In the end we can conclude that JDK8 lambdas are less verbose than anonymous classes (and there is no instantiation overhead as with anonymous classes as lambdas compile to method handles), but they carry the same restrictions as they do. The lambda specification (JSR 335) also says so explicitly: "For both lambda bodies and inner classes, local variables in the enclosing context can only be referenced if they are final or effectively final. A variable is effectively final if it is never assigned to after its initialization.". Here is also a link to an article where Neal Gafter himself (who was a member of the BGGA team) tried to explain why inner classes are no closures (read the comments section). However, all this is only a little tear drop as the usefulness of closures is preserved to a large extend. An imense amount of pre-JDK8 boilerplate code can be replaced with much more concise expressions now. And in the end, you can anyway still do this:
       
        int sum = ints.stream().reduce(0, (x, y) -> x + y);
       

Nevertheless, the difference between JDK8 lambdas and closures is worth a note as it is good to know. There is a nice write-up about many the things you can do with JDK8 lambdas in this blog post. Here is some sample code from it: 


List<String> names = Arrays.asList("Alice", "Bob", "Charlie", "Dave");
names

   .mapped(e -> { return e.length(); })
   .asIterable()
   .filter(e -> e.getValue() >= 4)
   .sorted((a, b) -> a.getValue() - b.getValue())
   .forEach(e -> { System.out.println(e.getKey() + '\t' + e.getValue()); });


We can also reference a static method:


executorService.submit(MethodReference::sayHello);
private static void sayHello() {
        System.out.println("hello");
}


The lambda FAQ says about the restriction on local variable capture explained in this article: "The restriction on local variables helps to direct developers using lambdas aways from idioms involving mutation; it does not prevent them. Mutable fields are always a potential source of concurrency problems if sharing is not properly managed; disallowing field capture by lambda expressions would reduce their usefulness without doing anything to solve this general problem.". 

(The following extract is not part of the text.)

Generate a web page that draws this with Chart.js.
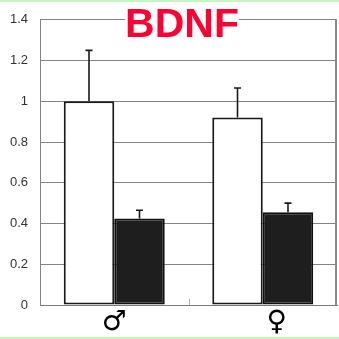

The author is making the point here that immutable variables, like those declared final, cannot be changed inadvertently by some other thread. A free variable referenced from within a closure expression (but declared outside the closure) is allocated somewhere on the heap, which means that it is not local to some specific stack (hence it is free). Being allocated on the heap a free variable can be seen by all other threads as well. This way a free variable can effectively become a variable shared between threads for which access needs to be synchronized to prevent stale data from happening. So the finalness restriction for JDK8 lambdas helps in avoiding that kind of trouble. Note, however, that this is only true for simple types or objects that are not nested as can be seen in the sample code in the beginning of this text with the single-element-array sumArray: the final variable sumArray cannot be re-assigned, but the single element it holds can be changed any time.